Will our city create a forum for the greater community to explore how we can individually and collectively adapt to the climate emergency that was declared by the Duluth City Council in the spring of 2021?

Vermeij wrote, “Uncertainty and insecurity will not go away, but adaptation can reduce their frequency and ameliorate their effects.”

Growing numbers of people in our city and around the world are definitely feeling more uncertain and insecure about the future. And given the scientific evidence that this climate emergency will be with us for a very long time, there is the probability that our uncertainty and insecurity will only become a bigger part of our lives, especially if we don’t make a serious commitment to adapting in this ever evolving climate-change world.

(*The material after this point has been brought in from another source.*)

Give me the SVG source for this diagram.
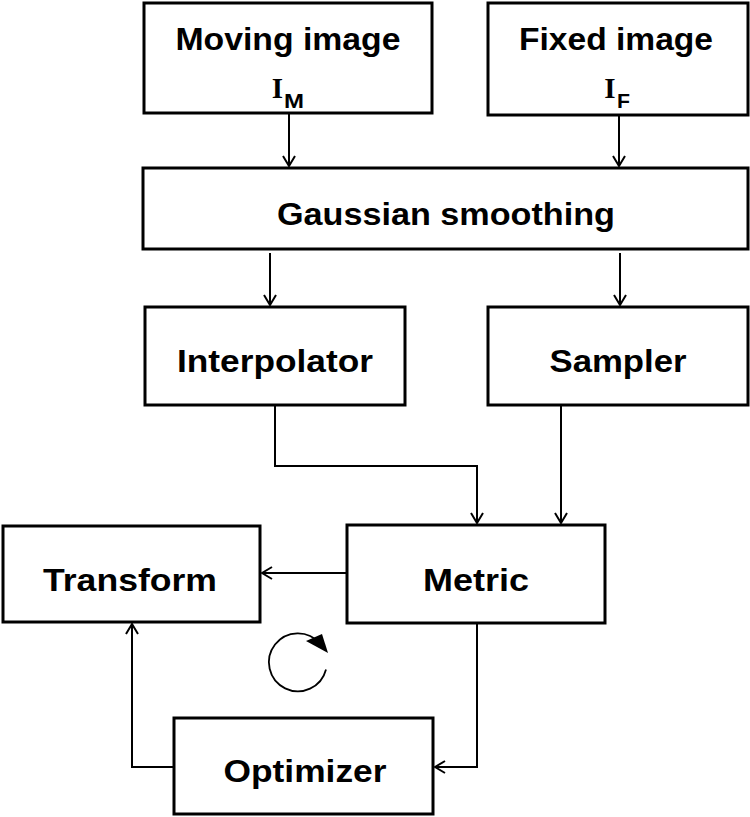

In the chapter titled “The Politics of Adaptation” from their book Climate Leviathan, Joel Wainwright and Geoff Mann wrote, “A key question, then, is what the focus of a critical reconstruction of our conception of the world should be. What are the essential common senses we must undo to see the future for which we must struggle?”

In order for Duluth to move forward and adapt to climate change, do we need to take a critical look at who and what we are in order to create a more resilient and sustainable city? How do we come to our collective senses to become a city of the future that embraces the most vulnerable among us and addresses climate injustice? 

In his Oxford University graduation speech, Stephen Hawking stated, “Intelligence is the ability to adapt to change.”

With climate change, how intelligent is our city? Are we smart enough to adapt to what’s coming?
Do we have the collective foresight and wisdom to find our way through this?